WORK TO COMPLETE: Copy every line of the data that includes the string "matplotlib".

DATA PROVIDED:
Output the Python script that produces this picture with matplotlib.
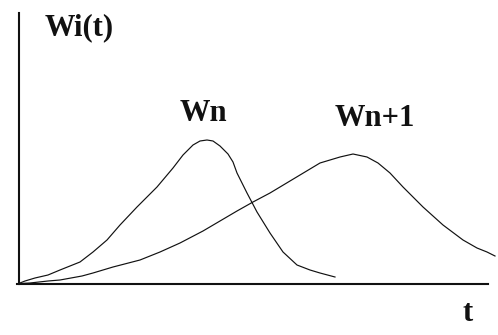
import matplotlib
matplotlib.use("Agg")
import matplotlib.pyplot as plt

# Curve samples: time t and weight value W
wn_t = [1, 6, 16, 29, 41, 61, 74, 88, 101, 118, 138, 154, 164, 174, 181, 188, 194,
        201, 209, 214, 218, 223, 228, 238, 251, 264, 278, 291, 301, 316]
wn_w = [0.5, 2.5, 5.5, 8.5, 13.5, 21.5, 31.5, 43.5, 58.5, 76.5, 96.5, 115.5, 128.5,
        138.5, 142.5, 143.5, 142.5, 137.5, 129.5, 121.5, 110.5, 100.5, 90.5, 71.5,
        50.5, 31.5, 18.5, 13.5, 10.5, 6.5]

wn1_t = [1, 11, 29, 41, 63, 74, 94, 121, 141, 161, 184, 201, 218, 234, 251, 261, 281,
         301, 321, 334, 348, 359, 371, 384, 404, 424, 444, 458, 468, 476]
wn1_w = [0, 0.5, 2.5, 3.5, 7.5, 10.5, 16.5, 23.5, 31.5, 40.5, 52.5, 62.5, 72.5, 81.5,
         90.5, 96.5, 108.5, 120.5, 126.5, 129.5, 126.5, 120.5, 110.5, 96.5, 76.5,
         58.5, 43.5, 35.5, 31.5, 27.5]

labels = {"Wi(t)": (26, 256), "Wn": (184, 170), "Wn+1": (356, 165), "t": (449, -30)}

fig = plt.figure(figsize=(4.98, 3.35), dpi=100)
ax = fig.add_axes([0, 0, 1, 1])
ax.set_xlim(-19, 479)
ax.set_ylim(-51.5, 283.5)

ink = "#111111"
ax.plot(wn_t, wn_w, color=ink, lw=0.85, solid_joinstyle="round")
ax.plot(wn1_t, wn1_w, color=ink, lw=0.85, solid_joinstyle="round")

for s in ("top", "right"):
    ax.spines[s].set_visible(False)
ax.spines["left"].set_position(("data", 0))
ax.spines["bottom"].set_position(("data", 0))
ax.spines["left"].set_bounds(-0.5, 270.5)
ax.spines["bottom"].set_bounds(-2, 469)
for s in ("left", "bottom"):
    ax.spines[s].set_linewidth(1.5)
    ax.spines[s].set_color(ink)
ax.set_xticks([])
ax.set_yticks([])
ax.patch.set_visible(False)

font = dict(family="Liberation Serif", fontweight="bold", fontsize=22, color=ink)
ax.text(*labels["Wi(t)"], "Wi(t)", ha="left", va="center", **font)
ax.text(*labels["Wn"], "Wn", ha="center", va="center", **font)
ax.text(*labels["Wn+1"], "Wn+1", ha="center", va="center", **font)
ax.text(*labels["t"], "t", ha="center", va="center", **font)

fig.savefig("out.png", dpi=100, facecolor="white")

RESULT OF THE TASK:
Output the Python script that produces this picture with matplotlib.
import matplotlib
matplotlib.use("Agg")
import matplotlib.pyplot as plt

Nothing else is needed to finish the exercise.